Foraging Events and Feasts in the West
Collect your next meal outside at one of these foraging events.
Feeling a little feral? Nutritious and tasty wild edibles flourish year-round in the West. Local experts can teach you about winter's bounty at these foraging events, workshops, and feasts.
- Cattails, the graceful wetland plants so easily recognizable by their fuzzy spikes, have surprisingly edible components, including delicious shoots and roots that can be turned into flour. Consider their marshy territory, watch cooking demos, and make crafts with cattails at a class in Portland, part of the monthly Rewilding Free Skills Series.

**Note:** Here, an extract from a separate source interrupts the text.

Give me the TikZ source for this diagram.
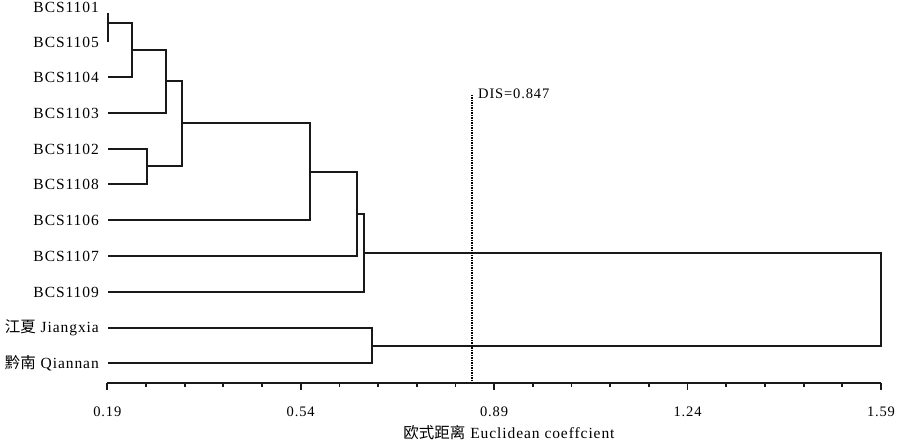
\documentclass[tikz,border=0pt]{standalone}
\usepackage{fontspec}
\setmainfont{Liberation Serif}[LetterSpace=6]
\newfontfamily\cjk{Noto Sans CJK SC}
\begin{document}
\begin{tikzpicture}[x=1pt,y=-1pt,
  leaf/.style={anchor=east,inner sep=0pt,font=\fontsize{15.5}{17}\selectfont},
  tick/.style={anchor=center,inner sep=0pt,font=\fontsize{14.5}{16}\selectfont},
  tree/.style={line width=2pt,black!90},
  axisline/.style={line width=1.8pt,black!90},
  cutline/.style={line width=1.6pt,dash pattern=on 1.2pt off 1.3pt}]
\useasboundingbox (0,0) rectangle (900,443);
% leaf labels
\node[leaf] (n1101) at (99,7) {BCS1101};
\node[leaf] (n1105) at (99,42) {BCS1105};
\node[leaf] (n1104) at (99,77) {BCS1104};
\node[leaf] (n1103) at (99,113) {BCS1103};
\node[leaf] (n1102) at (99,149) {BCS1102};
\node[leaf] (n1108) at (99,184) {BCS1108};
\node[leaf] (n1106) at (99,220) {BCS1106};
\node[leaf] (n1107) at (99,256) {BCS1107};
\node[leaf] (n1109) at (99,292) {BCS1109};
\node[leaf] (njx) at (99,328) {{\cjk 江夏} Jiangxia};
\node[leaf] (nqn) at (99,363) {{\cjk 黔南} Qiannan};
% leaf line starts
\coordinate (c1101) at (108,13);
\coordinate (c1105) at (108,42);
\coordinate (c1104) at (108,77);
\coordinate (c1103) at (108,113);
\coordinate (c1102) at (108,149);
\coordinate (c1108) at (108,184);
\coordinate (c1106) at (108,220);
\coordinate (c1107) at (108,256);
\coordinate (c1109) at (108,292);
\coordinate (cjx) at (108,328);
\coordinate (cqn) at (108,363);
% joins
\coordinate (jA) at (108,22.7);
\coordinate (jB) at (132,50);
\coordinate (jC) at (166,81);
\coordinate (jD) at (147,166);
\coordinate (jE) at (182,123);
\coordinate (jF) at (310,172);
\coordinate (jG) at (357,214);
\coordinate (jH) at (364,253);
\coordinate (jI) at (372,346);
\coordinate (jR) at (881,300);
% tree
\draw[tree] (c1101) -- (c1105);
\draw[tree] (jA) -| (jB) |- (c1104);
\draw[tree] (jB) -| (jC) |- (c1103);
\draw[tree] (c1102) -| (jD) |- (c1108);
\draw[tree] (jC) -| (jE) |- (jD);
\draw[tree] (jE) -| (jF) |- (c1106);
\draw[tree] (jF) -| (jG) |- (c1107);
\draw[tree] (jG) -| (jH) |- (c1109);
\draw[tree] (cjx) -| (jI) |- (cqn);
\draw[tree] (jH) -| (jR) |- (jI);
% cut line
\coordinate (cutTop) at (472,95);
\coordinate (cutBot) at (472,382);
\draw[cutline] (cutTop) -- (cutBot);
\node[anchor=west,inner sep=0pt,font=\fontsize{14.5}{16}\selectfont] (dis) at (478,94) {DIS=0.847};
% axis
\coordinate (ax0) at (107.3,382.7);
\coordinate (ax1) at (881,382.7);
\draw[axisline] (ax0) -- (ax1);
\foreach \i in {0,...,20}{
  \pgfmathsetmacro{\xx}{107.3+\i*38.685}
  \pgfmathtruncatemacro{\mj}{mod(\i,5)==0}
  \ifnum\mj=1
    \draw[axisline] (\xx,382.7) -- (\xx,390.5);
  \else
    \draw[axisline] (\xx,382.7) -- (\xx,387);
  \fi
}
\node[tick] (t1) at (107.3,411.5) {0.19};
\node[tick] (t2) at (300.7,411.5) {0.54};
\node[tick] (t3) at (494.1,411.5) {0.89};
\node[tick] (t4) at (687.6,411.5) {1.24};
\node[tick] (t5) at (881,411.5) {1.59};
\node[anchor=center,inner sep=0pt,font=\fontsize{15.5}{17}\selectfont] (title) at (509,433) {{\cjk 欧式距离} Euclidean coeffcient};
\end{tikzpicture}
\end{document}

- Create herbal remedies at an herbal medicine class at the California School of Herbal Studies in Forestville, California. The courses center on garden lectures, and harvesting plants and turning them into medicines in the lab.
- Mushroom festivals sprout up in late fall. The annual Wild Mushroom Show in Bellevue, Washington, displays more than 200 varieties. The fest, one of the largest in the country, also hosts programs that teach identification, how to tell poison look-alikes from edibles, and more about the fungus among us.
- For more mycological fun, attend the Fungus Fair amid the salt-brushed forests and blustery bluffs of California’s Point Reyes National Seashore. Excursions and talks offered by the seashore’s Field Institute delight enthusiasts of wild mushrooms.
- Truffles, anyone? Discover the gourmet treats hidden in their fragile forest ecosystem by sight and smell, learn about sustainable harvesting, and investigate some of the hundreds of truffle varieties that grow in southern Oregon. The experts at the Siskiyou Field Institute in Selma, Oregon, host an exploration course.
- Food researcher Pascal Baudar takes students out on monthly excursions to learn about primitive beers. In one of his most popular Urban Outdoor Skills classes, the group collects mugwort, horehound, and other aromatics near Los Angeles, then Baudar demonstrates how to brew wild-fermented beer with them.